‘That Conservation Ethic’

On a 6,300-acre wildlife preserve, summer campers hunt, fish, hike and swim throughout a diverse northern Minnesota landscape of forest, lakes, rivers and bogs. 

Founded in 1973, the Deep Portage Learning Center in Hackensack is a nature preserve and conservation education center that opens its expansive grounds every summer to hundreds of young explorers, hunters and wilderness enthusiasts for camp. 

While other summer camps focus on youth growth and development, Deep Portage Executive Director Dale Yerger said the focus of their camps is conservation education with a woods, water and wildlife theme. 

“Here we really promote wise use of natural resources and that conservation ethic,” Yerger said. 

Throughout the year, Deep Portage is open to the public and hosts school groups for mini-camps and learning opportunities. It’s accredited by the North Central Association of Colleges and Schools as a center for environmental education. 

Deep Portage offers four different camps throughout the summer that focus on firearm safety and deer hunting; bird hunting; and conservation.

Looking to kill two birds with one stone so to speak? Campers can receive their Minnesota Department of Natural Resources firearms safety certificate as part of the reserve’s popular Forkhorn I camp sponsored by the Minnesota Deer Hunters’ Association.  

Kids who already have their firearms certification can learn to hunt and cook game birds or complete advanced deer hunting camps. 

Parents and grandparents can learn about sustainability, invasive species and natural resource planning alongside the kid campers during the Izaak Walton League camp — a partnership with the Minnesota division of the national conservation group. 

For a taste of everything the memorial forest and wildlife preserve have to offer, Deep Portage hosts a condensed three-day camp. 

Deep Portage usually has 50-60 campers for a session, Yerger said. Instead of small sleeping cabins, campers share large bedrooms in the main lodge — like “a bunch of little cabins under one roof,” Yerger said. 

Between year-round staff and seasonal camp counselors, he said the camper to counselor ratio is about 3:1. The staff is always 50 percent female to create a comfortable environment for both boys and girls.

“It’s a great role model for so many of our instructors to be women — for girls to feel really good about what they are doing and what they’re entering into,” Yerger said.

Depending on the camp, children will have about two hours of more structured educational activities followed by time for different recreational activities like canoeing, fishing, hiking or climbing the indoor rock wall. 

A new renewable focus

While the camp has always emphasized wildlife and natural resource conservation, Yerger said Deep Portage made a “big commitment” to energy conservation about five years ago.

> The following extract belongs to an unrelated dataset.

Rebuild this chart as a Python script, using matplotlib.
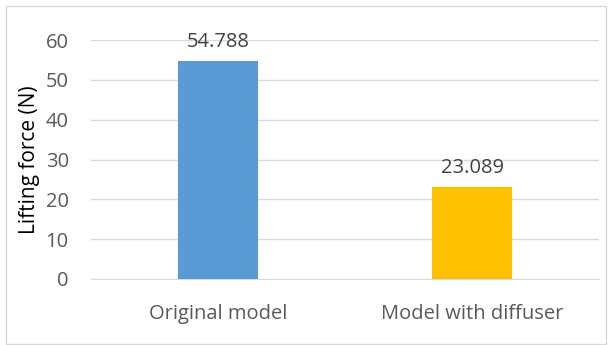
import matplotlib.pyplot as plt
from matplotlib.patches import Rectangle

plt.rcParams['font.family'] = ['Open Sans', 'DejaVu Sans']

models = ['Original model', 'Model with diffuser']
lift = [54.788, 23.089]
bar_colors = ['#5B9BD5', '#FFC000']
yticks = [0, 10, 20, 30, 40, 50, 60]

fig = plt.figure(figsize=(6.13, 3.45), dpi=100)
ax = fig.add_axes([91 / 613, (345 - 279) / 345, (599 - 91) / 613, 239 / 345])

x = range(len(models))
bars = ax.bar(x, lift, width=0.315, color=bar_colors, zorder=3)
for b, v in zip(bars, lift):
    ax.text(b.get_x() + b.get_width() / 2, v + 2.3, f'{v:.3f}',
            ha='center', va='bottom', fontsize=14.5, color='#404040')

ax.set_xlim(-0.5, 1.5)
ax.set_ylim(0, 60)
ax.set_yticks(yticks)
ax.set_xticks(list(x))
ax.set_xticklabels(models)
ax.tick_params(axis='both', length=0, labelsize=14.5, labelcolor='#595959')
ax.tick_params(axis='y', pad=16)
ax.tick_params(axis='x', pad=18)
ax.grid(axis='y', color='#D9D9D9', linewidth=1, zorder=0)
for s in ['top', 'right', 'left']:
    ax.spines[s].set_visible(False)
ax.spines['bottom'].set_color('#D9D9D9')
ax.set_ylabel('Lifting force (N)', fontsize=15, color='black', labelpad=4)

# chart-area frame
fig.patches.append(Rectangle((6 / 613, 1 / 345), 600 / 613, 338 / 345,
                             transform=fig.transFigure, fill=False,
                             edgecolor='#D9D9D9', linewidth=1))

fig.savefig('out.png', dpi=100)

Since 2009, they’ve installed wind turbines, wood-fired boilers and solar systems to heat buildings and generate electricity. After a nearly $870,000 investment, the preserve is now carbon neutral. For campers who are used to traditional energy sources at home, it’s yet another learning experience.

“When they come back to campus and take a shower, they realize the shower came from our solar hot water evacuated tubes,” Yerger said. 

On a good day, the solar water system produces about 700 gallons of hot water, or 80 percent of the camp’s need. 

“They really get to live with it,” Yerger said. 

Hunting

Deep Portage’s most popular Forkhorn I camp offers a unique opportunity for kids to get their state firearm safety certification and learn to be an ethical hunter. 

“[There are] not so many camps where you can get an education on how to safely and ethically use a bolt-action rifle or a shotgun,” Yerger said.

The Minnesota Deer Hunter’s Association partners with eight camps, including Deep Portage, to offer the training. Last year, about 60 percent of all campers throughout the state received a full or partial scholarship from local MDHA chapters. 

Kim Nelson said the experience at the Forkhorn I camp is “above and beyond” typical firearm safety and education. 

“It’s not just a normal firearms safety camp, it’s the master’s degree,” Nelson said.

Instead of learning online or in the classroom and being asked to apply knowledge on a field day with a DNR instructor, Nelson said the camps offer a more hands-on learning approach.

For example, students will be tested on different carrying positions for different types of weapons, she said.

“[At camp] they will have the students stand up and give them a stick that’s supposed to represent their gun,” she said. “The children will have to real-time show the teachers how that hold is on that gun.”

Beyond firearm safety, campers develop a deeper knowledge of their prey and hunting practices like compass orienteering and emergency procedures. 

“We set the standard for youth education as far as hunting goes,” Yerger said. 

More than 10,000 kids have learned to hunt at Deep Portage, he said. The Forkhorn I camp is open to kids and teens ages 11–16 and previous hunting experience is not required. 

“Some kids have a chance through their families to be exposed to all of these things, but many kids do not have that opportunity,” Yerger said. 

He said he hopes that young hunters go on to set a good example and be “ambassadors” for the sport.

“Very importantly for young hunters that we train, we want them to go out and represent hunting really well,” he said.